▸ **REQUEST**
Return each line of the data below verbatim; pictures are to be left out.

▸ **PROVIDED MATERIAL**

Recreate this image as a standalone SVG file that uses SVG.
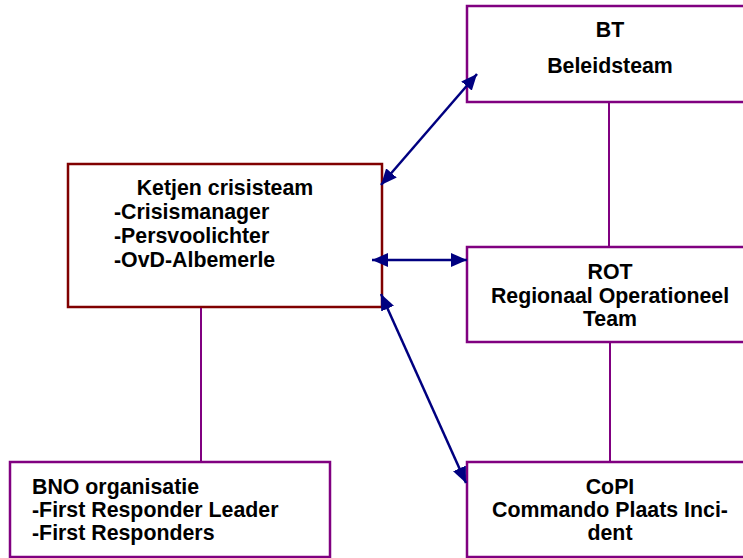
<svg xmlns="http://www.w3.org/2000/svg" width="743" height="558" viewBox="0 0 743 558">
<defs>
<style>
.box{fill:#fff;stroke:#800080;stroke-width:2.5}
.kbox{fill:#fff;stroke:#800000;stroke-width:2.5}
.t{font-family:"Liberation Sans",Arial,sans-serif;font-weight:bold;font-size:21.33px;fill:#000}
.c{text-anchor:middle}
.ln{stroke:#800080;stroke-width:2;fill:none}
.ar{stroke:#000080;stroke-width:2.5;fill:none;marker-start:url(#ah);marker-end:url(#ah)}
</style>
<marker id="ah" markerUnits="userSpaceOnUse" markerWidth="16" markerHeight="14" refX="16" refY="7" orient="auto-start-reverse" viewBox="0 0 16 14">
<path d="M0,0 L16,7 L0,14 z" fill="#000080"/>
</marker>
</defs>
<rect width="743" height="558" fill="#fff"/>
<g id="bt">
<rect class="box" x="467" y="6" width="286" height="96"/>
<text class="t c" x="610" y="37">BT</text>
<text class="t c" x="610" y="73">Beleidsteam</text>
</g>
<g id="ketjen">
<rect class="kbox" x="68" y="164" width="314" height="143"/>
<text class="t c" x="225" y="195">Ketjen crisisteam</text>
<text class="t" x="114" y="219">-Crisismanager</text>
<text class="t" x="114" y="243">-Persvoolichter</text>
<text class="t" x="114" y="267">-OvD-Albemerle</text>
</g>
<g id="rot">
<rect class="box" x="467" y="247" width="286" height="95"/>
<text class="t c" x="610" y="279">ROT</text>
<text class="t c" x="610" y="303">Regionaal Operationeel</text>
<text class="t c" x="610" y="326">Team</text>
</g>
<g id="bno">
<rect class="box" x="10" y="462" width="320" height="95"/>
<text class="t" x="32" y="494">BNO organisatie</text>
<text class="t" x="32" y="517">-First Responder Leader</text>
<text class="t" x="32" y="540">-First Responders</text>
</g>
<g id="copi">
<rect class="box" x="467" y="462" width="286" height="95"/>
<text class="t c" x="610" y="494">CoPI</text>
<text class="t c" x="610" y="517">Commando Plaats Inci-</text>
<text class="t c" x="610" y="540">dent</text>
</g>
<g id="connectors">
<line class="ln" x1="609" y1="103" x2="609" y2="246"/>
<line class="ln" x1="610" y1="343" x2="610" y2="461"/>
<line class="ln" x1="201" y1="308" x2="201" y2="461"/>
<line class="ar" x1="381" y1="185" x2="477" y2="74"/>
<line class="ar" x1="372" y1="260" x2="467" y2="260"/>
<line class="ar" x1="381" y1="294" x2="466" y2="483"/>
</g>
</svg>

▸ **ANSWER TO THE EXERCISE**
Recreate this image as a standalone SVG file that uses SVG.
<svg xmlns="http://www.w3.org/2000/svg" width="743" height="558" viewBox="0 0 743 558">
<defs>
<style>
.box{fill:#fff;stroke:#800080;stroke-width:2.5}
.kbox{fill:#fff;stroke:#800000;stroke-width:2.5}
.t{font-family:"Liberation Sans",Arial,sans-serif;font-weight:bold;font-size:21.33px;fill:#000}
.c{text-anchor:middle}
.ln{stroke:#800080;stroke-width:2;fill:none}
.ar{stroke:#000080;stroke-width:2.5;fill:none;marker-start:url(#ah);marker-end:url(#ah)}
</style>
<marker id="ah" markerUnits="userSpaceOnUse" markerWidth="16" markerHeight="14" refX="16" refY="7" orient="auto-start-reverse" viewBox="0 0 16 14">
<path d="M0,0 L16,7 L0,14 z" fill="#000080"/>
</marker>
</defs>
<rect width="743" height="558" fill="#fff"/>
<g id="bt">
<rect class="box" x="467" y="6" width="286" height="96"/>
<text class="t c" x="610" y="37">BT</text>
<text class="t c" x="610" y="73">Beleidsteam</text>
</g>
<g id="ketjen">
<rect class="kbox" x="68" y="164" width="314" height="143"/>
<text class="t c" x="225" y="195">Ketjen crisisteam</text>
<text class="t" x="114" y="219">-Crisismanager</text>
<text class="t" x="114" y="243">-Persvoolichter</text>
<text class="t" x="114" y="267">-OvD-Albemerle</text>
</g>
<g id="rot">
<rect class="box" x="467" y="247" width="286" height="95"/>
<text class="t c" x="610" y="279">ROT</text>
<text class="t c" x="610" y="303">Regionaal Operationeel</text>
<text class="t c" x="610" y="326">Team</text>
</g>
<g id="bno">
<rect class="box" x="10" y="462" width="320" height="95"/>
<text class="t" x="32" y="494">BNO organisatie</text>
<text class="t" x="32" y="517">-First Responder Leader</text>
<text class="t" x="32" y="540">-First Responders</text>
</g>
<g id="copi">
<rect class="box" x="467" y="462" width="286" height="95"/>
<text class="t c" x="610" y="494">CoPI</text>
<text class="t c" x="610" y="517">Commando Plaats Inci-</text>
<text class="t c" x="610" y="540">dent</text>
</g>
<g id="connectors">
<line class="ln" x1="609" y1="103" x2="609" y2="246"/>
<line class="ln" x1="610" y1="343" x2="610" y2="461"/>
<line class="ln" x1="201" y1="308" x2="201" y2="461"/>
<line class="ar" x1="381" y1="185" x2="477" y2="74"/>
<line class="ar" x1="372" y1="260" x2="467" y2="260"/>
<line class="ar" x1="381" y1="294" x2="466" y2="483"/>
</g>
</svg>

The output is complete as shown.